Mieux venue était la solution adoptée vendredi par le deuxième concert où l’Ensemble Intercontemporain cédait sa place, en deuxième partie, à l’Orchestre des Champs-Elysées dirigée pour l’occasion par le maître d’œuvre de la soirée, Heinz Holliger. Pour la Symphonie n°40, célèbre s’il en fut, les cordes étaient en boyau et la sonorité des vents (un par pupitre) tout à fait authentique bien que fragilisée par une lutherie moins perfectionnée. Si l’on tient compte de l’acoustique un peu sèche de la Cité de la Musique, il faut avouer que, malgré la direction inspirée et euphorisante de Holliger, le premier mouvement manquait un peu de cette véhémence inquiète en sol mineur. L’Andante profitait davantage des couleurs et de l’homogénéité des cordes, mais c’est dans le Menuet, mettant en valeur les sonorités agrestes du cor naturel, et dans le final que l’orchestre donna la pleine mesure de son art, à travers la souplesse d’articulation et la ductilité d’un phrasé restituant le naturel et l’évidence de cette page.

Avec une égale perfection et une virtuosité confondante qui font sans aucun doute de l’EIC l’une des meilleures formations au service de la musique d’aujourd’hui, nous entendions deux pièces d’orchestre de Lachenmann qui encadraient la Maurerische Trauermusik en ut mineur K477. Avec sa clarinette et ses trois cors de basset, les couleurs du rite maçonnique, cette courte pièce délicate trouva difficilement sa place dans l’univers singulier de Lachenmann. Débutant le concert, Mouvement (vor der Erstarrung), écrit entre 1982 et 1984, met en œuvre une écriture extrêmement virtuose relevant de cet aspect musikantisch (jeu ludique avec les sonorités) – la présence de troisKlingelspiele en témoigne – que le compositeur allemand développe à partir des années quatre-vingt. Poursuivant son travail de déconstruction du beau son, Lachenmann sollicite toutes les potentialités du geste instrumental pour explorer les dedans de la matière, de l’effleurement à peine audible jusqu’à l’exubérance des résonances. Avec une énergie complice, Holliger donnait la pleine mesure de cette jubilation de la matière dont il contrôla les moindres jaillissements.

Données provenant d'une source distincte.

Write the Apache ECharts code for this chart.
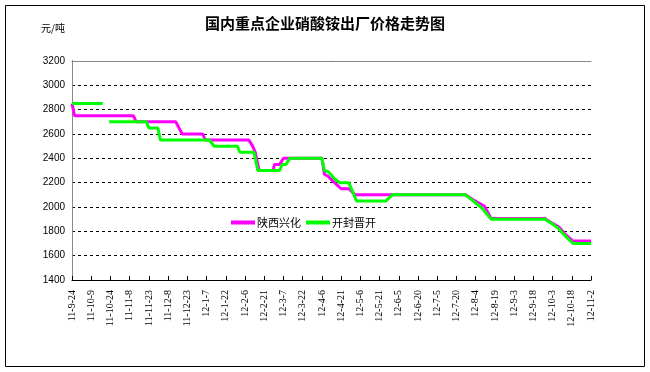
<!DOCTYPE html>
<html>
<head>
<meta charset="utf-8">
<script src="https://cdn.jsdelivr.net/npm/echarts@6/dist/echarts.min.js"></script>
<style>html,body{margin:0;padding:0;background:#fff;}#c{width:650px;height:372px;}</style>
</head>
<body>
<div id="c"></div>
<script>
// Tick labels every 15 days starting 2011-09-24 (day 0)
var tickLabels = ['11-9-24','11-10-9','11-10-24','11-11-8','11-11-23','11-12-8','11-12-23','12-1-7','12-1-22','12-2-6','12-2-21','12-3-7','12-3-22','12-4-6','12-4-21','12-5-6','12-5-21','12-6-5','12-6-20','12-7-5','12-7-20','12-8-4','12-8-19','12-9-3','12-9-18','12-10-3','12-10-18','12-11-2'];
var seriesNames = ['陕西兴化', '开封晋开'];

// 陕西兴化: day offsets and prices
var shaanxiDays   = [0,   2,   48,  50,  81,  86,  102, 104, 138, 141, 143, 146, 157, 158, 162, 165, 195, 197, 200, 208, 210, 216, 221, 307, 313, 322, 327, 369, 375, 380, 385, 391, 405];
var shaanxiValues = [2850,2750,2750,2700,2700,2600,2600,2550,2550,2500,2450,2300,2300,2350,2350,2400,2400,2270,2250,2170,2150,2150,2100,2100,2060,2005,1905,1905,1865,1835,1775,1720,1720];

// 开封晋开: day offsets and prices (null = gap)
var kaifengDays   = [0,   24,  26,   29,  58,  60,  67,  69,  107, 111, 129, 131, 142, 145, 162, 164, 167, 170, 195, 197, 200, 205, 209, 216, 222, 245, 250, 307, 313, 320, 327, 369, 375, 380, 385, 391, 405];
var kaifengValues = [2850,2850,null,2700,2700,2650,2650,2550,2550,2500,2500,2450,2450,2300,2300,2350,2350,2400,2400,2300,2290,2230,2200,2200,2050,2050,2100,2100,2050,1990,1900,1900,1860,1820,1760,1700,1700];

function zip(xs, ys){ var out=[]; for (var i=0;i<xs.length;i++){ out.push([xs[i], ys[i]===null ? '-' : ys[i]]); } return out; }

var chart = echarts.init(document.getElementById('c'), null, {renderer:'canvas'});
var option = {
  backgroundColor: '#fff',
  animation: false,
  title: [
    {text: '国内重点企业硝酸铵出厂价格走势图', left: 'center', top: 11,
     textStyle: {fontFamily: 'Noto Sans CJK SC', fontSize: 15, fontWeight: 'bold', color: '#000'}},
    {text: '元/吨', left: 36, top: 18,
     textStyle: {fontFamily: 'Noto Sans CJK SC', fontSize: 10, fontWeight: 'normal', color: '#000'}}
  ],
  legend: {
    left: 226, top: 212, itemWidth: 24, itemHeight: 4, itemGap: 5,
    icon: 'rect',
    textStyle: {fontFamily: 'Noto Sans CJK SC', fontSize: 11, color: '#000', padding: [0,0,0,-3]},
    data: seriesNames
  },
  grid: {left: 72, right: 59, top: 61, bottom: 92},
  xAxis: [{
    type: 'value', min: 0, max: 405, interval: 15,
    axisLine: {lineStyle: {color: '#000', width: 1}},
    axisTick: {show: true, inside: true, length: 4, lineStyle: {color: '#000'}},
    splitLine: {show: false},
    axisLabel: {rotate: 90, fontFamily: 'Liberation Serif', fontSize: 10, color: '#000', margin: 10,
      formatter: function(v){ return tickLabels[Math.round(v/15)]; }}
  },{
    type: 'value', position: 'top', min: 0, max: 405,
    axisLine: {show: true, lineStyle: {color: '#888'}},
    axisTick: {show: false}, axisLabel: {show: false}, splitLine: {show: false}
  }],
  yAxis: [{
    type: 'value', min: 1400, max: 3200, interval: 200,
    axisLine: {show: true, lineStyle: {color: '#000'}},
    axisTick: {show: false},
    axisLabel: {fontFamily: 'Liberation Sans', fontSize: 10, color: '#000', margin: 7,
      formatter: function(v){ return String(v); }},
    splitLine: {show: true, lineStyle: {color: '#000', type: [3,3], width: 1}}
  },{
    type: 'value', position: 'right', min: 1400, max: 3200,
    axisLine: {show: true, lineStyle: {color: '#888'}},
    axisTick: {show: false}, axisLabel: {show: false}, splitLine: {show: false}
  }],
  graphic: [{
    type: 'rect', shape: {x: 5.5, y: 5.5, width: 639, height: 361},
    style: {fill: 'none', stroke: '#000', lineWidth: 1}, silent: true
  }],
  series: [
    {name: seriesNames[0], type: 'line', data: zip(shaanxiDays, shaanxiValues), showSymbol: false,
     lineStyle: {color: '#FF00FF', width: 3}, itemStyle: {color: '#FF00FF'}, z: 2},
    {name: seriesNames[1], type: 'line', data: zip(kaifengDays, kaifengValues), showSymbol: false, connectNulls: false,
     lineStyle: {color: '#00FF00', width: 3}, itemStyle: {color: '#00FF00'}, z: 3}
  ]
};
chart.setOption(option);
</script>
</body>
</html>
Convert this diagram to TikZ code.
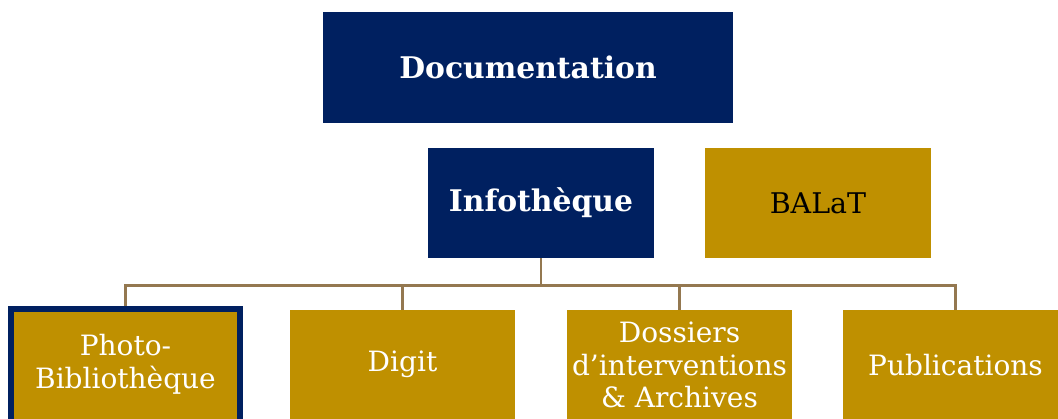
\documentclass[tikz,border=0pt]{standalone}
\usepackage{fontspec}
\setmainfont{DejaVu Serif}
\usetikzlibrary{backgrounds}
\definecolor{navy}{RGB}{0,32,96}
\definecolor{gold}{RGB}{191,144,0}
\definecolor{linkc}{RGB}{148,120,80}
\tikzset{
  navybox/.style={rectangle, fill=navy, text=white, inner sep=0pt, align=center,
    font=\fontsize{29.8}{34}\selectfont\bfseries},
  goldbox/.style={rectangle, fill=gold, text=white, inner sep=0pt, align=center,
    minimum width=225pt, minimum height=110pt,
    font=\fontsize{28}{32.5}\selectfont},
  link/.style={draw=linkc, line width=2.6pt}
}
\begin{document}
\begin{tikzpicture}[x=1pt,y=-1pt]
\useasboundingbox (0,0) rectangle (1058,419);
\node[navybox, minimum width=410pt, minimum height=111pt] (doc) at (528,67.5) {Documentation};
\node[navybox, minimum width=226pt, minimum height=110pt] (info) at (541,203) {Infothèque};
\node[goldbox, text=black, font=\fontsize{28.5}{32}\selectfont, minimum width=226pt] (balat) at (818,203) {BALaT};
\node[goldbox, draw=navy, line width=6pt, minimum width=229pt, minimum height=120pt] (photo) at (125.5,369) {};
\node[text=white, align=center, font=\fontsize{28}{32.5}\selectfont] (photot) at (125.5,364.5) {Photo-\\Bibliothèque};
\node[goldbox, minimum height=120pt] (digit) at (402.5,370) {};
\node[text=white, font=\fontsize{28}{32.5}\selectfont] (digitt) at (402.5,364.5) {Digit};
\node[goldbox, minimum height=120pt] (doss) at (679.5,370) {};
\node[text=white, align=center, font=\fontsize{28}{32.5}\selectfont] (dosst) at (679.5,365) {Dossiers\\d’interventions\\\& Archives};
\node[goldbox, minimum height=120pt] (pub) at (955.5,370) {};
\node[text=white, font=\fontsize{28}{32.5}\selectfont] (pubt) at (955.5,365) {Publications};
\coordinate (bus) at (541,285.5);
\begin{scope}[on background layer]
\draw[link] (info.south) -- (bus);
\draw[link] (bus) -| (photo.north);
\draw[link] (bus) -| (digit.north);
\draw[link] (bus) -| (doss.north);
\draw[link] (bus) -| (pub.north);
\end{scope}
\end{tikzpicture}
\end{document}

C’est Lachenmann lui-même qui tenait le rôle de récitant dans …Zwei Gefühle…, Musik mit Leonardo écrit entre 1991 et 1992 en Sardaigne, dans la maison inoccupée de Luigi Nono. Le texte est extrait de deux fragments du Codice Arundel de Léonard de Vinci, traduit en allemand et pourvu d’un titre – Verlangen nach Erkenntnis (désir de connaissance) – : « poussé par son ardent désir de comprendre les formes variées et étranges que la nature a produites, Léonard s’accroupit devant une grotte et scrute l’obscurité ; deux sentiments (Zwei Gefühle) s’éveillent alors en lui : la peur du noir et le désir d’y pénétrer ». Ce texte, repris dans son opéra La petite fille aux allumettes, devient le support d’un phénomène sonore immédiat, distendu et transformé phonétiquement par Lachenmann, puis traité en tant que matériau acoustique par l’orchestre. Il véhicule également une charge affective, liée à des sensations intimes et cachées, qui crée un autre niveau de perception, plus distancié et énigmatique. Imposante stature au sein de l’orchestre, Lachenmann invitait, dans un moment de poignante émotion, à cette expérience de perception, une perception « comme déchiffrage du son chargé d’affect qui s’en inspire », selon ses propres commentaires.